Which LUNA mirror fits colour-critical routines best?
| Use case | What matters most | Best fit | Here’s Our Favourite |
|---|---|---|---|
| Daily makeup at home | Even face lighting, adjustable modes for daylight vs evening preview. | ORBIT | ORBIT for ring-style coverage plus mode switching, so your shade reads consistently across settings. |
| Detail grooming (beard lines, brows, skincare) | Close-up clarity, shadow control, stable brightness. | ECLIPSE | ECLIPSE when you want a clean, focused setup for precision routines. |
| Travel touch-ups | Portable accuracy, consistent light when venues vary. | COMPACT 2.0 | COMPACT 2.0 for quick, reliable checks when the room lighting is doing you no favours. |
FAQs
What is a “good” CRI for a makeup mirror?

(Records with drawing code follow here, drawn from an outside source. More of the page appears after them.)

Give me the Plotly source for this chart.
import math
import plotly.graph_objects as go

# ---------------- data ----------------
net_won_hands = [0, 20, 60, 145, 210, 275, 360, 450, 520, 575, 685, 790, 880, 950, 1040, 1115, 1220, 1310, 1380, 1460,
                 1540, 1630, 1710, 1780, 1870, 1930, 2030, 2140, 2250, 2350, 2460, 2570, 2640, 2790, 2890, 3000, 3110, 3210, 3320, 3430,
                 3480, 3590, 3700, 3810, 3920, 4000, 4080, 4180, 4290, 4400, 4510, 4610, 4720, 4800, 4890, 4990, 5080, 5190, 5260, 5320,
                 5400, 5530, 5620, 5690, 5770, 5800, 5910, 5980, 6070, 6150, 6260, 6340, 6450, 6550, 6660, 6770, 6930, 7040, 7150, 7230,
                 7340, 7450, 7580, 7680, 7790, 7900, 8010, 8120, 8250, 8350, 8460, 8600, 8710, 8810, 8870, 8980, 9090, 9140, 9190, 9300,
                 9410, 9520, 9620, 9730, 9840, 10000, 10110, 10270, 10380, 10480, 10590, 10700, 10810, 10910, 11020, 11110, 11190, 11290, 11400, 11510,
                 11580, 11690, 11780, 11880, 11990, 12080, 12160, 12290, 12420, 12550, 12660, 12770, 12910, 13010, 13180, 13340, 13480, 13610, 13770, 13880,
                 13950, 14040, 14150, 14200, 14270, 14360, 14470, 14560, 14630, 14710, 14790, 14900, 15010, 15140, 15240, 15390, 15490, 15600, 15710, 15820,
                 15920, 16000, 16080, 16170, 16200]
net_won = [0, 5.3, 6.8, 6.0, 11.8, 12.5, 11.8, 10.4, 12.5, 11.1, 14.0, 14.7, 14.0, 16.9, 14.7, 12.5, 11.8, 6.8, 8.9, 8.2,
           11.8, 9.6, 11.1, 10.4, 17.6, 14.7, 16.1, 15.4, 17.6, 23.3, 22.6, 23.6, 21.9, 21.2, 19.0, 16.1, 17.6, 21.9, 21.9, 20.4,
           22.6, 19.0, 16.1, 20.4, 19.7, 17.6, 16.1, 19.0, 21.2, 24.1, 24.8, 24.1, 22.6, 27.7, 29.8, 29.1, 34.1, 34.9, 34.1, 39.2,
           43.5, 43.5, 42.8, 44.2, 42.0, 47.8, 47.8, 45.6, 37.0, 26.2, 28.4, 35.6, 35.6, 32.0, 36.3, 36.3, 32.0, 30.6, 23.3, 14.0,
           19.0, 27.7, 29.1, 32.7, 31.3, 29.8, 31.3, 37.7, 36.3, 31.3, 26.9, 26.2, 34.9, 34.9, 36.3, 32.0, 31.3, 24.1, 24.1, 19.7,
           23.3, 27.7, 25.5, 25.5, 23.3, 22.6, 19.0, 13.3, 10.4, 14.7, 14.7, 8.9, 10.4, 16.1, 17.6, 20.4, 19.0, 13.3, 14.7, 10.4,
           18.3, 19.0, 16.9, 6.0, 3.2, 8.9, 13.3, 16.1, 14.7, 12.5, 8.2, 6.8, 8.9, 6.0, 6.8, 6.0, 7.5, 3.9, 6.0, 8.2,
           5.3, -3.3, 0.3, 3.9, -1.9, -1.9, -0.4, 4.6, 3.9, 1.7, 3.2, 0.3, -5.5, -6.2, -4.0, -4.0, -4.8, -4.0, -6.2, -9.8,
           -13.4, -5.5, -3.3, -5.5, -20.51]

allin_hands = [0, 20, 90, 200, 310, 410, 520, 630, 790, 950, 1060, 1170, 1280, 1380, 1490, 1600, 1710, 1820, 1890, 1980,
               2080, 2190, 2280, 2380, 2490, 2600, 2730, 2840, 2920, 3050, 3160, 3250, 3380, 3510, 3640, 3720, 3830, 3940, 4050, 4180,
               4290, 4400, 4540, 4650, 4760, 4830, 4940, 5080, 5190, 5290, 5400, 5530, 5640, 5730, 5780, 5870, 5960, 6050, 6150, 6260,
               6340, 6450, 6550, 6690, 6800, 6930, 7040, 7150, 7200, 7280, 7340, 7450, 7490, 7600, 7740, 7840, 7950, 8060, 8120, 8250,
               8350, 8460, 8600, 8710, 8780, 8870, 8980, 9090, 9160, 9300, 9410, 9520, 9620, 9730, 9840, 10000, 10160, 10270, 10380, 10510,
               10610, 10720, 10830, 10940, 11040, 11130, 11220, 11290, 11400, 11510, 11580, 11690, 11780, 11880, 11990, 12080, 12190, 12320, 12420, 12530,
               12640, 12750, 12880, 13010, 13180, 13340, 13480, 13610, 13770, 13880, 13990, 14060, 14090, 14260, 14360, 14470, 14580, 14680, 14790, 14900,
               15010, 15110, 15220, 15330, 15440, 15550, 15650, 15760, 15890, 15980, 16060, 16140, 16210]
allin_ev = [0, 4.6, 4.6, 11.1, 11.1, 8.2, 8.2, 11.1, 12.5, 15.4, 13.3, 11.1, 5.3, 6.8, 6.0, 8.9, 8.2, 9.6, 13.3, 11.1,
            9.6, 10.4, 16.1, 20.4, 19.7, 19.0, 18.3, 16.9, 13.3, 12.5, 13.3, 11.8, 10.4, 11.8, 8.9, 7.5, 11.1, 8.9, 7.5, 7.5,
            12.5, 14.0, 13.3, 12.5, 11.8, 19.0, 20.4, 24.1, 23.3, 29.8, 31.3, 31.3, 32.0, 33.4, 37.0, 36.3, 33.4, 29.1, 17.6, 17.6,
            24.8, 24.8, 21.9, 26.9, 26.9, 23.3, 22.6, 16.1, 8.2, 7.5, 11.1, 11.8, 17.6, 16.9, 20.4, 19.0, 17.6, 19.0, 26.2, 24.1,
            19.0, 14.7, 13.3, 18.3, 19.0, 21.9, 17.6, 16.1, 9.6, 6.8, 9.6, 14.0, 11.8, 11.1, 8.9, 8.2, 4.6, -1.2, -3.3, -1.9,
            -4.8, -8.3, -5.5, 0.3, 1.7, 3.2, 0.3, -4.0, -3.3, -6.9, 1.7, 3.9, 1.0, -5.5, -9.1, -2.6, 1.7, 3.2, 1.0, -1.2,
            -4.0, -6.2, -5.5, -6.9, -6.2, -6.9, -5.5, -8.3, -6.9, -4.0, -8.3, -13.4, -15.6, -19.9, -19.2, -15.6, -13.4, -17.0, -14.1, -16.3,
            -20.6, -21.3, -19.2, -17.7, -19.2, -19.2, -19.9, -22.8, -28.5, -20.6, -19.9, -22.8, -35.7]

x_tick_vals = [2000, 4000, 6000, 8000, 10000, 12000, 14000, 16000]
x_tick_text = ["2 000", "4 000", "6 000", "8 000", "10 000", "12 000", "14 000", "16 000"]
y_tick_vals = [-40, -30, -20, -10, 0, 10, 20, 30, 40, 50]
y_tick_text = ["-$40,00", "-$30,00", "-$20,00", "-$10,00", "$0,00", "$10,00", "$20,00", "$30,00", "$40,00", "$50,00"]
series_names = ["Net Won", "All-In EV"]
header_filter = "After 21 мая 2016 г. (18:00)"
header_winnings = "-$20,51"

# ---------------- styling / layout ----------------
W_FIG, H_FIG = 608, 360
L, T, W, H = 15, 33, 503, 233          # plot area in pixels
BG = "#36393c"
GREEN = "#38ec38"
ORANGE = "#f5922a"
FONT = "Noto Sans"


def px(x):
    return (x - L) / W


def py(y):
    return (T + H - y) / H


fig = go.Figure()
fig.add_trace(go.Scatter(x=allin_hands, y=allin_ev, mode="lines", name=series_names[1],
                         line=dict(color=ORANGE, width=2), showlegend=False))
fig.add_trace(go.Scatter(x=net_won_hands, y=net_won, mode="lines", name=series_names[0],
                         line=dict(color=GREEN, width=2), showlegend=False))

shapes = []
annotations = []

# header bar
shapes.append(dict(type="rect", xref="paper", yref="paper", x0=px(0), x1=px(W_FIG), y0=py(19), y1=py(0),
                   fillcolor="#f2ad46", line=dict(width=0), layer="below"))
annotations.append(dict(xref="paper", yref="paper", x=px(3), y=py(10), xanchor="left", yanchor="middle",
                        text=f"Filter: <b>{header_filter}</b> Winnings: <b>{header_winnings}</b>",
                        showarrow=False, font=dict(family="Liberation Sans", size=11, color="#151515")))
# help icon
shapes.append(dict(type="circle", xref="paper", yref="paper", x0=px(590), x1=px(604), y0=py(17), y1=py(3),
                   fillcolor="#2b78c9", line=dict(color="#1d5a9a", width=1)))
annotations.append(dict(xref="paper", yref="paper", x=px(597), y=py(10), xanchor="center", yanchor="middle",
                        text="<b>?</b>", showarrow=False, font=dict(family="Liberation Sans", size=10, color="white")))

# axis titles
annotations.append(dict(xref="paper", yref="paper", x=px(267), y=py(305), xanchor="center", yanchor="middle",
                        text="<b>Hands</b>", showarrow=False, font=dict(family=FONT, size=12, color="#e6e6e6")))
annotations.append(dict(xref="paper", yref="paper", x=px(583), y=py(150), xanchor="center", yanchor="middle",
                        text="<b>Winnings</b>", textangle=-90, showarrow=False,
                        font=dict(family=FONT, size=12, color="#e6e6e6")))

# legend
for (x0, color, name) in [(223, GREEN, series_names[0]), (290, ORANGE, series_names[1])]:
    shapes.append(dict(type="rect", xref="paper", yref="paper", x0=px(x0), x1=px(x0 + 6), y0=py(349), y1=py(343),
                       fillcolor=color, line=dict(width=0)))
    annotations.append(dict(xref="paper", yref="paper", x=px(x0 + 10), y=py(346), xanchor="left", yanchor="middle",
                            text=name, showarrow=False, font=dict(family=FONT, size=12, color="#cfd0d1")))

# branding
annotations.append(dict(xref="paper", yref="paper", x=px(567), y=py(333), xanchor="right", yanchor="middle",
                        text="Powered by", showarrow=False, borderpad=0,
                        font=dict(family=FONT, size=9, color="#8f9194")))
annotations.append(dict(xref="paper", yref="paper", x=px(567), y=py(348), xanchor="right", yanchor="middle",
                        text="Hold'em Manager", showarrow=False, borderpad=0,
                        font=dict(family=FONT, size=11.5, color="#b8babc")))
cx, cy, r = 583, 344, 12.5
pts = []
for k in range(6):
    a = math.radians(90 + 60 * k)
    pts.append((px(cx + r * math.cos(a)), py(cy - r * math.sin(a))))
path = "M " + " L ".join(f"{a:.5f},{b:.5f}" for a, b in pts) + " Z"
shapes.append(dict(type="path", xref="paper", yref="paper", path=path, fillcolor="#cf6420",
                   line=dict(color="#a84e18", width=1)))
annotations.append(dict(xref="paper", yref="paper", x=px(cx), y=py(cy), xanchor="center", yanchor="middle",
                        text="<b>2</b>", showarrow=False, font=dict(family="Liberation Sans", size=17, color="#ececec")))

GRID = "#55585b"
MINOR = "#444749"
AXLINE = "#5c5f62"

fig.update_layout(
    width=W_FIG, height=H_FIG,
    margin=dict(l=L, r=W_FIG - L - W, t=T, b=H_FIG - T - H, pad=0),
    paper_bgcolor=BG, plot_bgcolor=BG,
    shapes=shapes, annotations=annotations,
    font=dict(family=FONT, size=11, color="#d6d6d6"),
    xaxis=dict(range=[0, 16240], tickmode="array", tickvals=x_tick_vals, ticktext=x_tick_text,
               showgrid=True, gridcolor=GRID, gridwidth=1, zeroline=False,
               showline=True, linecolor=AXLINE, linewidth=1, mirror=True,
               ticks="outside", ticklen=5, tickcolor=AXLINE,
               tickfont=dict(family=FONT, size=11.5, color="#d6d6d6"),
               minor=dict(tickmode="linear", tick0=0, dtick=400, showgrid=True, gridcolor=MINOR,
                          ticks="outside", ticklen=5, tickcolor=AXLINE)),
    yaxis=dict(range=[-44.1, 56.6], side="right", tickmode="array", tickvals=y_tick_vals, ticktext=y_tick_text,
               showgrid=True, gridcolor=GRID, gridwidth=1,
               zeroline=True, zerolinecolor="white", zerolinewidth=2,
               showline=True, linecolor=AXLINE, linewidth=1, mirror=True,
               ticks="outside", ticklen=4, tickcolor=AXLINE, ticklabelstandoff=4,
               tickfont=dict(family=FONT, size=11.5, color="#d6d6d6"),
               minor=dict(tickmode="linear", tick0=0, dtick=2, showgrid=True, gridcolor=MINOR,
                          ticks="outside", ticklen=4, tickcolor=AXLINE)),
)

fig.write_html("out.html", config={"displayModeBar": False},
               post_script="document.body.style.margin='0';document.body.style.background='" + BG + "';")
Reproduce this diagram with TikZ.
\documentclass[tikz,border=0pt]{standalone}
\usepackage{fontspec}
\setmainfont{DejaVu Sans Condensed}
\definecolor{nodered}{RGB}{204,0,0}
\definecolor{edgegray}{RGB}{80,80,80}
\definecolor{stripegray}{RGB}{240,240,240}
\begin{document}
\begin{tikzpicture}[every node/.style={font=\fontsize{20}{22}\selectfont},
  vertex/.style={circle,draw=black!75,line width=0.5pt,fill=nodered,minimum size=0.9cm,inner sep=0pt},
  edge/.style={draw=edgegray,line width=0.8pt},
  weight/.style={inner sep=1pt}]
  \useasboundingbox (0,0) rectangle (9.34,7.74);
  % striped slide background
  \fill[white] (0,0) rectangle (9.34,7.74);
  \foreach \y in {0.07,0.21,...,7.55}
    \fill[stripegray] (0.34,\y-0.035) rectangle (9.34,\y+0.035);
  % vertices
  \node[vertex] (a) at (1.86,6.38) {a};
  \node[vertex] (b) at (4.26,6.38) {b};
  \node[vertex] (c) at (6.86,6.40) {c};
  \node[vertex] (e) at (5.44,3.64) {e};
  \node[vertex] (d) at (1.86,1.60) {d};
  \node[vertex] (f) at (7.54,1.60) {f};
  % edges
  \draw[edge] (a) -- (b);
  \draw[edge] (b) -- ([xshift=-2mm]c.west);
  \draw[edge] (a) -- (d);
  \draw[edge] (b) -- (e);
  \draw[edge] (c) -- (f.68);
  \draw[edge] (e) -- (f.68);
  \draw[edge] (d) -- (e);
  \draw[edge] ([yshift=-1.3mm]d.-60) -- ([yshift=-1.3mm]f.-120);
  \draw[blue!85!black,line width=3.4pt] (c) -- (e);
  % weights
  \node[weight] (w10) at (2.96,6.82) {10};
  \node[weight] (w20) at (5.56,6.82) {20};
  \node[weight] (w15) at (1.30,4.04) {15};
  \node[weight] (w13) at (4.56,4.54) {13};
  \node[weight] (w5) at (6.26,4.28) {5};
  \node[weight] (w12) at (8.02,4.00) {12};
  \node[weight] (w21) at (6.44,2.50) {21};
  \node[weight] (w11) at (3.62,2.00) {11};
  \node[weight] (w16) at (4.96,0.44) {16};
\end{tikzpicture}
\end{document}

As a rule of thumb, CRI 90+ is a strong baseline for colour-critical tasks like shade matching. But do not stop there. If you can, look for information about red performance (often discussed as R9) or modern colour metrics like TM-30.
Is CRI enough to guarantee accurate skin tone?
Not always. CRI can rate two lights similarly even if one oversaturates certain hues or struggles with saturated red. That is why standards bodies discuss methods beyond colour fidelity, and why TM-30 exists for more detailed evaluation.
Why does my foundation look orange outside?
Often because you matched under warm indoor light, then daylight reveals a different undertone. Match under a daylight-like mode first, then preview warmer lighting to see how it will read at dinner or in photos.
Does brightness matter as much as CRI?
Yes. Too dim and you over-apply. Too harsh and you chase texture that nobody sees in real life. Adjustable brightness is a practical feature because it lets you blend in a “truthful” setting, then reduce intensity to mimic typical environments.
What lighting mode should I use first?
Start neutral or daylight-like for accuracy, especially for base products. Once your shade is correct, switch to warmer light to check the look you will actually wear.
How can I tell if my mirror lighting is distorting colour?
Do the jawline match check and the red truth test in this article. If your results change dramatically across lights, it is a lighting problem before it is a makeup problem.